> **Dataset excerpts**
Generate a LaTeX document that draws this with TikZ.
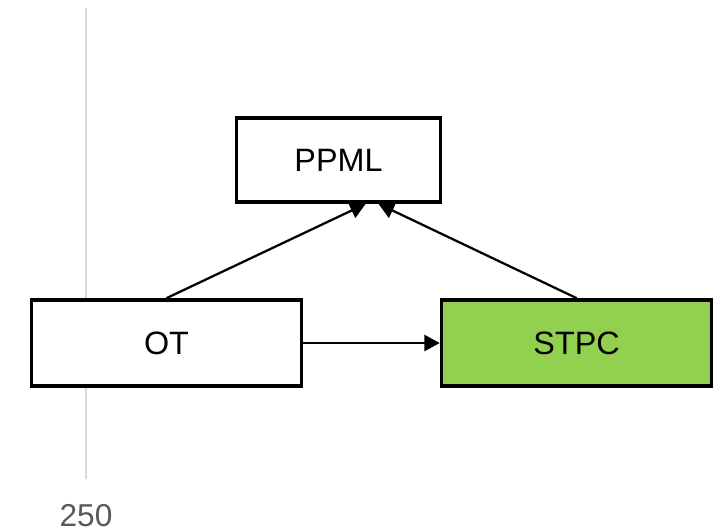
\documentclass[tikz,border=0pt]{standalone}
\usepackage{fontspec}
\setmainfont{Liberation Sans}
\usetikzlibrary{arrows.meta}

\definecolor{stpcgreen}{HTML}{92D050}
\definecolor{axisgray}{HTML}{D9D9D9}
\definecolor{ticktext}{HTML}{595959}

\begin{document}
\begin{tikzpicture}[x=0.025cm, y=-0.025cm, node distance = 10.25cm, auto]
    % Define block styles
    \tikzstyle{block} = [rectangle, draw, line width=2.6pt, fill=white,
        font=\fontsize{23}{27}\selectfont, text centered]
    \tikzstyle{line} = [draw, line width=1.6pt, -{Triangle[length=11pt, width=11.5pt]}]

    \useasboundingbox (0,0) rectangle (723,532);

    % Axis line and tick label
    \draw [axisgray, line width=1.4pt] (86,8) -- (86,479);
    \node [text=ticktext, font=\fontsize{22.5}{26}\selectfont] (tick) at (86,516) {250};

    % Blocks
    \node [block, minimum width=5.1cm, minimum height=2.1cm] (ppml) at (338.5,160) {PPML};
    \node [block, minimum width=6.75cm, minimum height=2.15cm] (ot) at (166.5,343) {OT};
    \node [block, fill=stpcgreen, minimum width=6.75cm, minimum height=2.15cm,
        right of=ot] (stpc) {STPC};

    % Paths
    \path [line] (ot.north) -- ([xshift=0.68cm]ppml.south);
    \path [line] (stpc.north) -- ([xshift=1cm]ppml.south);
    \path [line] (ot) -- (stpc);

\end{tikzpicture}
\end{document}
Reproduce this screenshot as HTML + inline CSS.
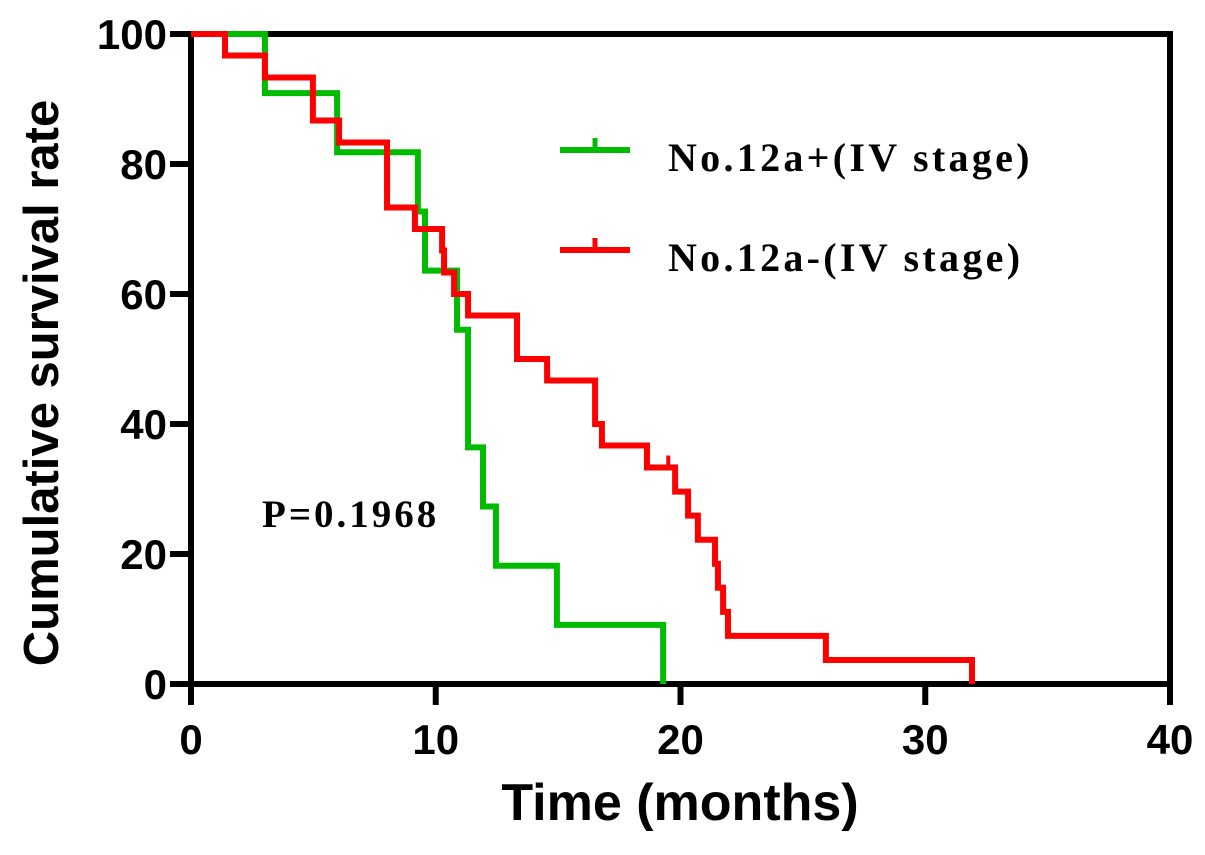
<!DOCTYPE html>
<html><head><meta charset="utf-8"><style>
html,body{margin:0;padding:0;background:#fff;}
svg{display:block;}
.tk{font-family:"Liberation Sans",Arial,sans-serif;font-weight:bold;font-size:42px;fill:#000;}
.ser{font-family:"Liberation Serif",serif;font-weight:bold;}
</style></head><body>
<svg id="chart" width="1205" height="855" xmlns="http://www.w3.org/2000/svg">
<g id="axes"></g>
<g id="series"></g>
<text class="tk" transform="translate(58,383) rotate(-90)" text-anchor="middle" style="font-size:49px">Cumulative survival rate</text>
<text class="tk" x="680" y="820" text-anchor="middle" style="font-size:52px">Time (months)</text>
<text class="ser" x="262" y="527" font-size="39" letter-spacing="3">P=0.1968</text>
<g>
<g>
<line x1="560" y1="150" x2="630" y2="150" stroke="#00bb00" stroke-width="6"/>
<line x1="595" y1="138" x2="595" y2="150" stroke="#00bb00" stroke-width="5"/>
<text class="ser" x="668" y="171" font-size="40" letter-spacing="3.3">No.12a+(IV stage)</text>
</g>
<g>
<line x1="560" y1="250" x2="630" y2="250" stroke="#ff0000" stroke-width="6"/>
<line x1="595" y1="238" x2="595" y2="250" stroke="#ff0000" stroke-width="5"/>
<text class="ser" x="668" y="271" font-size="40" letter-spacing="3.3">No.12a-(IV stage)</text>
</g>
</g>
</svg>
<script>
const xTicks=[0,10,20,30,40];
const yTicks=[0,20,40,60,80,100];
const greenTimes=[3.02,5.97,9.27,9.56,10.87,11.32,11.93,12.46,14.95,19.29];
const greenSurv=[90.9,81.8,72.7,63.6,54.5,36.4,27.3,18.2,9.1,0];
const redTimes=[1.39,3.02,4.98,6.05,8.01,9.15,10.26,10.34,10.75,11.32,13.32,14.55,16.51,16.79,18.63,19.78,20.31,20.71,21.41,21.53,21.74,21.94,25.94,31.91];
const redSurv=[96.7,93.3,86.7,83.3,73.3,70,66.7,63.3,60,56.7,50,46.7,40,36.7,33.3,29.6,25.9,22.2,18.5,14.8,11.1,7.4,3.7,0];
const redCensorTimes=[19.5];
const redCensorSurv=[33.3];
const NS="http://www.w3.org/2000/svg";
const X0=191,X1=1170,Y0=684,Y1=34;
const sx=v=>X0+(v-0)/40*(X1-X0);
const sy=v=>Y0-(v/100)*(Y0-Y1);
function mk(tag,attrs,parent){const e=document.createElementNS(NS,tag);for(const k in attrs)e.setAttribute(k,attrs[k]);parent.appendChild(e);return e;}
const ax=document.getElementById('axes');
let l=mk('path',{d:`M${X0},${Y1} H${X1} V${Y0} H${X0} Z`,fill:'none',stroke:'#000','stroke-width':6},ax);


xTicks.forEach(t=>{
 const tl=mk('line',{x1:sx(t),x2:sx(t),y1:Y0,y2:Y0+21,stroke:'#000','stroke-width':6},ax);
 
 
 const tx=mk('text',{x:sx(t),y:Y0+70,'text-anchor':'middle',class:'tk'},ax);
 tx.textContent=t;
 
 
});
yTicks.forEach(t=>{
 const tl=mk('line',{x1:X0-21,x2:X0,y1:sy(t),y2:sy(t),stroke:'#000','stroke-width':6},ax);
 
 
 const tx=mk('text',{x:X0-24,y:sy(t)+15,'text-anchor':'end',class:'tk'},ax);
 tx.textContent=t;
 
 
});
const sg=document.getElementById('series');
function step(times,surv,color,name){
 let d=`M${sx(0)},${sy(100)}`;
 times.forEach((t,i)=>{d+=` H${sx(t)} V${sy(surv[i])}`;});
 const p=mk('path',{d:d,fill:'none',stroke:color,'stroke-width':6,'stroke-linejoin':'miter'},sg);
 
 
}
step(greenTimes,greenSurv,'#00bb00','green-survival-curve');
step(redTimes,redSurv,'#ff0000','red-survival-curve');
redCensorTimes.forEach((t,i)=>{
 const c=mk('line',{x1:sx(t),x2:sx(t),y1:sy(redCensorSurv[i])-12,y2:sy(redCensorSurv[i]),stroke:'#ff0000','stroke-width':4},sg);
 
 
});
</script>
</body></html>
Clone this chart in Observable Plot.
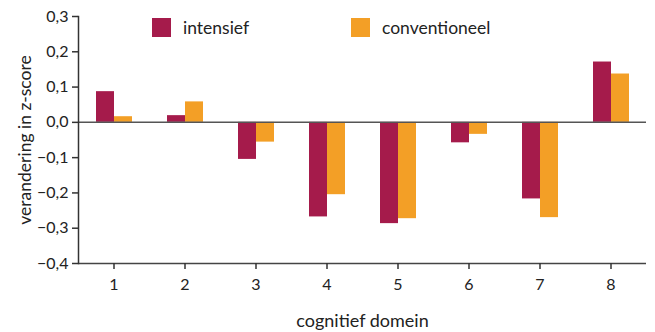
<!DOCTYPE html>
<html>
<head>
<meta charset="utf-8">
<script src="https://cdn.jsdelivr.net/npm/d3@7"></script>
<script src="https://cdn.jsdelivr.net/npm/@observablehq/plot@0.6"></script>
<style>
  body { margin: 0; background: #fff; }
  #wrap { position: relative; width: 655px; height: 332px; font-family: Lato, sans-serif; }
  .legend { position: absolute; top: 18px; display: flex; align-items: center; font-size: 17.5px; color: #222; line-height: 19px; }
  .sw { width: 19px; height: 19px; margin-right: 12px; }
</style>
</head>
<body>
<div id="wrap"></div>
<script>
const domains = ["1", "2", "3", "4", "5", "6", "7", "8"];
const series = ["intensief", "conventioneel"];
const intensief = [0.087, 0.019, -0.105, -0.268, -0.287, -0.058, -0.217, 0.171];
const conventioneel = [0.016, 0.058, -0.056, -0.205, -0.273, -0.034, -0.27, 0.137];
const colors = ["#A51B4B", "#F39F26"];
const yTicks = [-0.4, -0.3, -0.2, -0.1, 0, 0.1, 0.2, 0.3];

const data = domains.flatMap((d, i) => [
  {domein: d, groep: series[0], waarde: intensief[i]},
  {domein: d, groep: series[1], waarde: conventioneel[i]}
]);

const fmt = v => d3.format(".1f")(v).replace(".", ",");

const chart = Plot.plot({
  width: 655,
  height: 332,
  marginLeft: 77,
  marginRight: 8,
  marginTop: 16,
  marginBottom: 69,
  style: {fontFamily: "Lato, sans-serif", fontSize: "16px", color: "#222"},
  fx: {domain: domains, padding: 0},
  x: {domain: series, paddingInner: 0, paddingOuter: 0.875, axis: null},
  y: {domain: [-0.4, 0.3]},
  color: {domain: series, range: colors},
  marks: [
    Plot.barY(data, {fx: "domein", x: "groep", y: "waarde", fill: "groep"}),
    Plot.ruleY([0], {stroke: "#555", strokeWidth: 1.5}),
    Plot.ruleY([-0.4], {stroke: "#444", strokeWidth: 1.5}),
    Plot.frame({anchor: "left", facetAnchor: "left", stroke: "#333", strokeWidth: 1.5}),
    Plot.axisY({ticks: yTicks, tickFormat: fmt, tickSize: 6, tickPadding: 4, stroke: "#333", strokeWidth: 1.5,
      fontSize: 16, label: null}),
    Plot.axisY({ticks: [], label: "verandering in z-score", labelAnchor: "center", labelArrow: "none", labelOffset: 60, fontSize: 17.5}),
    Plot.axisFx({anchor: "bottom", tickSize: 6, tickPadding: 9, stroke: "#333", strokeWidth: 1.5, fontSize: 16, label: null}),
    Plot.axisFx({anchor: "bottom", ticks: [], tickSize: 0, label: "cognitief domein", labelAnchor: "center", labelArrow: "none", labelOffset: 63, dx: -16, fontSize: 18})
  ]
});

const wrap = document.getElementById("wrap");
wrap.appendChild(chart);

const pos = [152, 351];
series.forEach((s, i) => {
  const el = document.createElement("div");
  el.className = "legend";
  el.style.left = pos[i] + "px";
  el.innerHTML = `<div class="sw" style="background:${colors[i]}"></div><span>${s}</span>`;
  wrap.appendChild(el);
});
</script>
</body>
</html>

> **Task objective**
In the records above, find each line that holds the word "this"; copy all such lines.

> **Written response**
Generate a LaTeX document that draws this with TikZ.
Reproduce this screenshot as HTML + inline CSS.
Clone this chart in Observable Plot.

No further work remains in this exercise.